As McLeod has illustrated superheroes for much of his career, I asked him what he thought about introducing kids to superheroes at a young age. Were my kids too young to learn about superheroes?

Not at all, according to McLeod: “Any age is fine, as long as it's in the proper context, with no violence or threat. Young kids just mainly like to see the costumes, and the heroes flying.”

McLeod did agree with me, however, that today’s comics are not for kids anymore.

I also asked writer Keith R.A. DeCandido about introducing kids to superheroes. He has written many genre and tie-in novels, and his first book was a Spider-Man novel.

“Superheroes are great for children,” DeCandido said, “because it gives them a good example of right and wrong. With superheroes you have fairly unambiguous good guys fighting fairly unambiguous bad guys, and more often than not, good beats bad. That's something it's never bad to expose kids to.”

But wouldn’t such a conflict be too intense for a toddler?

“Depends on the toddler, really. Some can handle it better than others – but that's true of older kids and adults, too. Certainly the lack of ambiguity is an easy way to show good vs. evil without overcomplicating it. Even if a toddler or child misses the nuances, they can appreciate the basic setup that Spider-Man is a good person who is stopping Dr. Octopus from doing bad things.”

Of course, the fact that Spider-Man, or any hero, is fighting a bad guy might be a problem for some parents. Our fellow Brookline Patch columnist , who writes  column, asked me how we explain the bad guys to our kids. Well, Muffin and Squeaker already know what it is to be naughty or nice. So rather than tell them, say, that the Lizard is planning to kill a lot of people and take over the world, we just tell them that he’s naughty. If they want details, we tell them that he’s taking toys that belong to other people, or that he’s refusing to go to bed at bedtime. That they understand.

So how can parents introduce their young kids to superheroes today? I found a few possibilities beyond Bob McLeod’s excellent book.

First of all, the I Can Read! and Step into Reading series of books include titles about superheroes. It’s not that hard to find books for toddlers about heroes such as Batman, Wonder Woman, and Spider-Man. Most of these books are for Level 2 readers or above, but as long as I’m reading the books to the kids with them, that doesn’t really matter.

Secondly, Bob McLeod suggested showing the kids some of the older, more innocent comics of an earlier era. I’ve actually begun showing the kids the Spider-Man cartoon from the 1960s, which led to a fascinating question from Muffin when she saw Daily Bugle editor J. Jonah Jameson with a cigar in his mouth: “Daddy, why is that man eating a crayon?” The older cartoons and comics were aimed at young kids, as opposed to the comics and movies of today, so it’s easier to find superhero stories that are age-appropriate. Even if you have to explain away the occasional cigar.
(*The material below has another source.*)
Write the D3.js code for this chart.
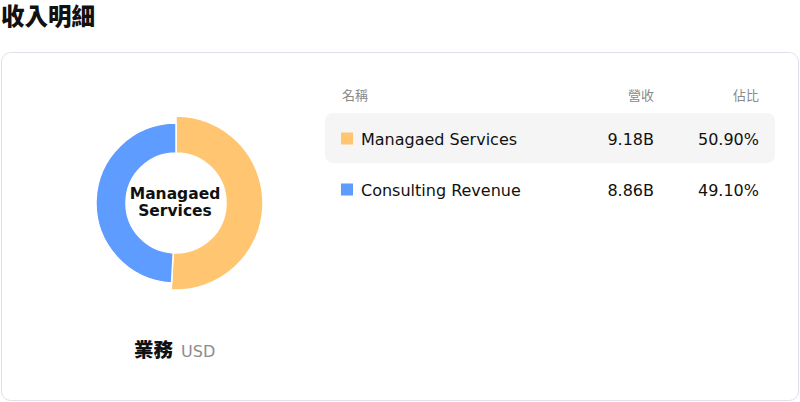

Thirdly, we can introduce superheroes through play. From the time they were little, I would lift both girls up in the air and sing a song about “Super-Muffin” and “Super-Squeaker” to the tune of the John Williams 1978 Superman movie theme. I’m confident that when they finally see the film, the music will make them feel happy, even if they don’t know why.
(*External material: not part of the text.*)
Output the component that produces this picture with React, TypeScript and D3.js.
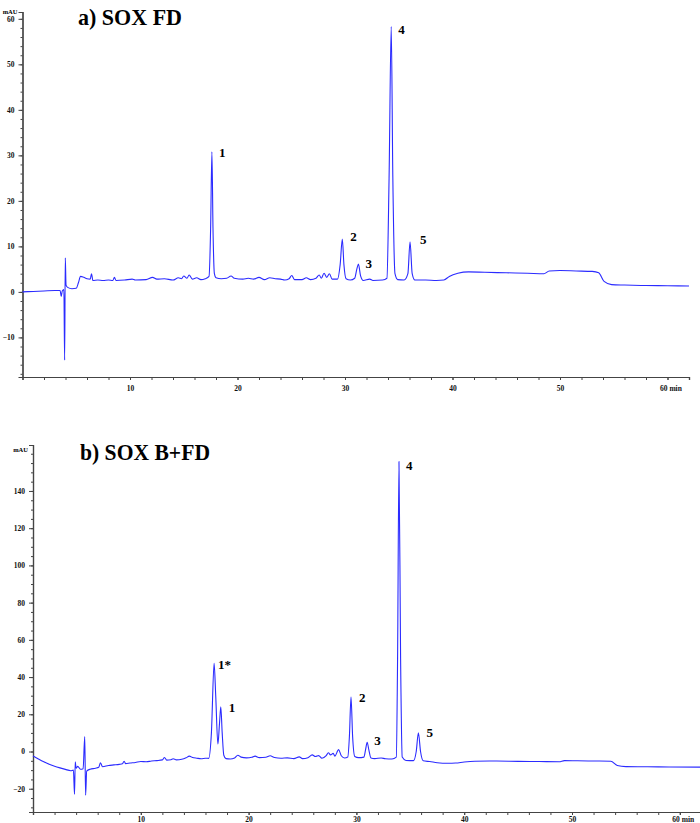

Finally, I’m glad to say that the comic book companies themselves started to realize that there was a problem. After all, you won’t be able to continue to develop an audience if you have no entry-level stories to share. So a few years ago, DC and Marvel started new lines aimed specifically at kids. By the time my kids are reading on their own, I know there will be modern age-appropriate superhero comics to show them. I can only hope that by then they’ll still love superheroes.